Changes in defence from the last day allowed Donaghy the freedom to catch the ball and cause havoc, whereas a better tactic might have been to crowd him out and lessen his effect.
Just when Kerry had built a strong lead, their minds perhaps moved to other days, as they dropped their composure and allowed Galway openings that would have been punished by a better team.
Ian Burke and Damien Comer should have done better with their goal chances, and as each opportunity was squandered, Kerry just kept tapping away, adding points until their lead of eight was sufficient reward to carry them over the line.
And so a season that offered so much ends with a damp squib. But there is much cause for optimism.
What this Galway team needs is more football. Football at a higher level. At times, this afternoon they showed signs of being a Division Two team; not having that top level quickness of thought to convert the chances that so rarely come against top top sides.

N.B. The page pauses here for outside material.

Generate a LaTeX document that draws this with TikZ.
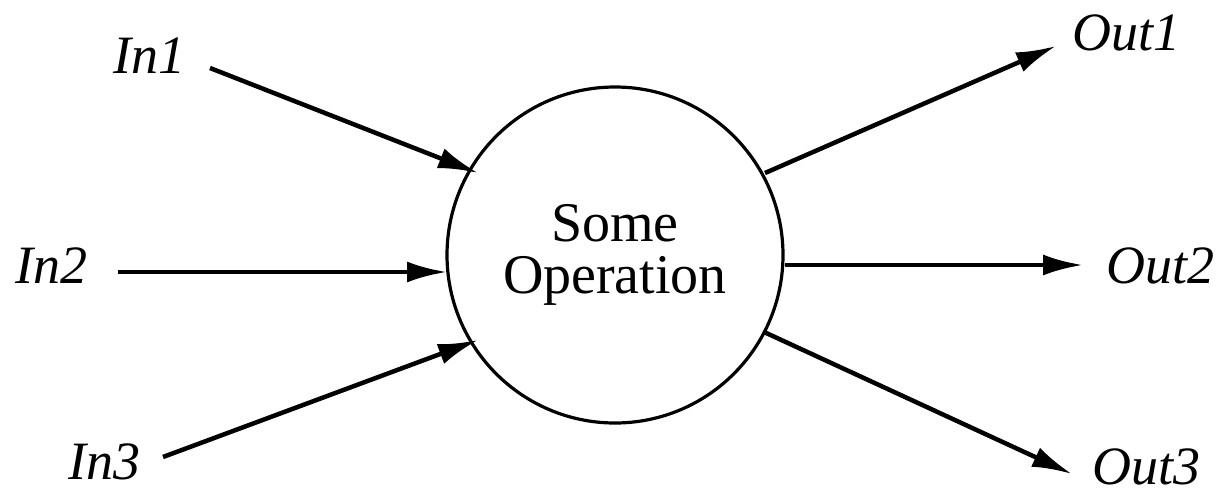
\documentclass[tikz,border=0pt]{standalone}
\usepackage{fontspec}
\setmainfont{Liberation Serif}
\newfontfamily\tnr{Liberation Serif}
\usetikzlibrary{arrows.meta}
\begin{document}
\begin{tikzpicture}[x=1pt,y=-1pt,
  lbl/.style={anchor=base west,inner sep=0pt,font=\tnr\fontsize{54}{58}\selectfont\itshape},
  conn/.style={line width=4.5pt,-{Latex[length=40pt,width=21pt]}},
  op/.style={circle,draw,line width=3.2pt,minimum size=336pt,inner sep=0pt,align=center,
    font=\tnr\fontsize{56}{52}\selectfont}]
\useasboundingbox (0,0) rectangle (1222,493);
\node[op] (C) at (615,255) {Some\\Operation};
\node[lbl] (in1) at (113,73) {In1};
\node[lbl] (in2) at (15,283) {In2};
\node[lbl] (in3) at (68,479) {In3};
\node[lbl] (out1) at (1072,50) {Out1};
\node[lbl] (out2) at (1106,283) {Out2};
\node[lbl] (out3) at (1092,484) {Out3};
\coordinate (i1s) at (210,68);  \coordinate (i1e) at (478,173);
\coordinate (i2s) at (118,272); \coordinate (i2e) at (447,272);
\coordinate (i3s) at (163,457); \coordinate (i3e) at (478,340);
\coordinate (o1s) at (765,173); \coordinate (o1e) at (1056,46);
\coordinate (o2s) at (785,265); \coordinate (o2e) at (1083,265);
\coordinate (o3s) at (764,332); \coordinate (o3e) at (1072,474);
\draw[conn] (i1s) -- (i1e);
\draw[conn] (i2s) -- (i2e);
\draw[conn] (i3s) -- (i3e);
\draw[conn] (o1s) -- (o1e);
\draw[conn] (o2s) -- (o2e);
\draw[conn] (o3s) -- (o3e);
\end{tikzpicture}
\end{document}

When they resume duties next winter and prepare for their campaign in Division One, they will do so with a plethora of raw material that will be honed in the games in Spring.
That experience will stand by them when they embark on next year’s championship when they will seek to set out a path that will see them into the Super Eight round, that will replace the quarter finals in next year’s All-Ireland series.
A lot done, a lot more to do.
Scorers for Kerry: Kieran Donaghy 1-1, Paul Geaney 0-4 (1f ), Johnny Buckley 0-2, Paul Murphy 0-2, David Moran 0-2, Stephen O'Brien 0-2, Barry John Keane 0-2, James O'Donoghue 0-1 (0-1f ), Donnchadh Walsh 0-1, Jack Savage 0-1.
Scorers for Galway: Ian Burke 0-5 (1f ), Sean Armstrong 0-4 (1f ), Eamonn Brannigan 0-1, Shane Walsh 0-1 (0-1f ), Michael Daly 0-1, Johnny Heaney 0-1.